Recent comments by University of West Virginia Professor Tim Carr seem to confirm the speculation proposed above. He offers that Gulfport’s categorization of condensate vs. NGL’s is unique. His interpretation is that whenever Gulfport announces well results, and spell out the amount of condensate being produced, the moniker is actually being used to refer to liquid natural gasoline (pentene), a product needing little refinement in order to be converted to vehicle-quality gasoline, diesel, or jet fuel. Short or high-quality pure crude, Carr cannot imagine a more valuable or lucrative product to see in one’s production mix.

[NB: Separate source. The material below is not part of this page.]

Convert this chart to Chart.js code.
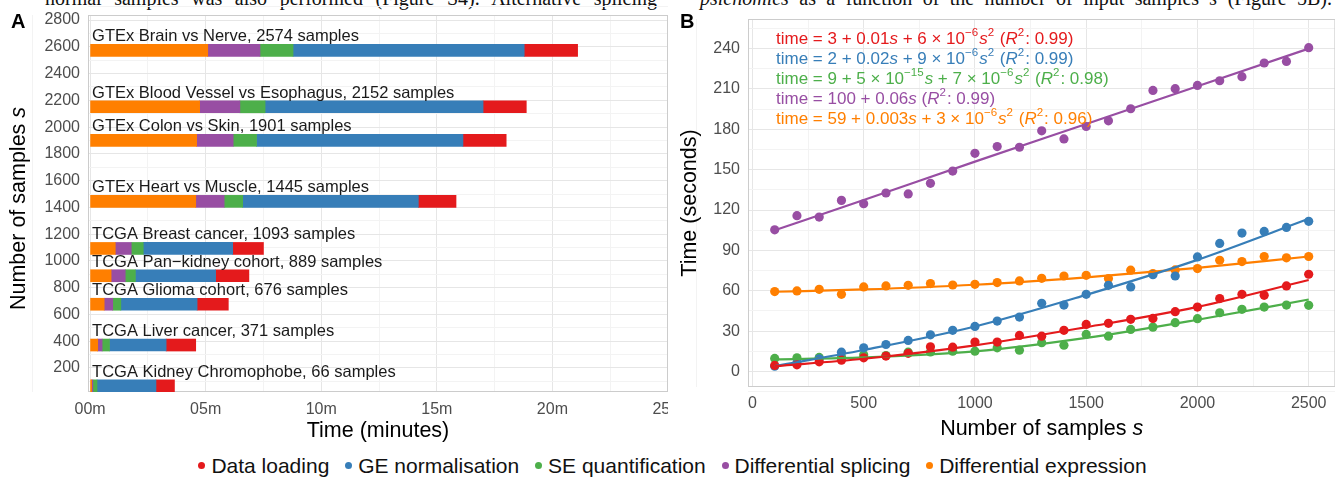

More recently, Houston-based Velocys announced it had acquired Pinto Energy (also Houston-based) for a very specific purpose. Seems Velocys, with offices also in Columbus, is looking to get involved in Utica production and in an area some would find unlikely. With both BP and Halcon Resources throwing in the towel (at least for now) in Northern Ohio, it was interesting to see them announce Ashtabula County as the site for their development plans. Apparently they see it as the perfect location for a new high-tech but small-scale gas-to-liquids plants ultimately producing……you guessed it – jet fuel and diesel.
Pinto is a facility-development company, while Velocys is techno-driven with a strong focus on gas-to-liquid production. Their plans are to use the Fischer-Tropsch process to convert gas-to-liquids, making economical use of areas where gas is stranded, flared-off, or found to be in need of a market. It requires a reliable supply of fairly cheap gas in steady volume and is quite economical when gas prices are distressed, and less so when its market will sustain higher prices.
“There’s certainly a point at which gas prices get too high”, spokesperson Andrew Miller admits, but he seems confident they can secure long-term contracts at todays’ prices, which are reportedly quite profitable. Apparently many producers will roll the dice long-term with gas secured at today’s prices. It certainly looks attractive compared what they were getting when this play first began. A November 2013 report by New-York based Bernstein Research (an oil and gas investment analyst) says it may go so far as to be another energy revolution. Time will tell.
Velocys reportedly will spend $300 million to build and develop the plant, having already bought the 80 acre tract needed to construct the facility. They will reportedly produce about 2,800 barrels of diesel fuel each day, employing 30 employees full-time, once the facility is up and running.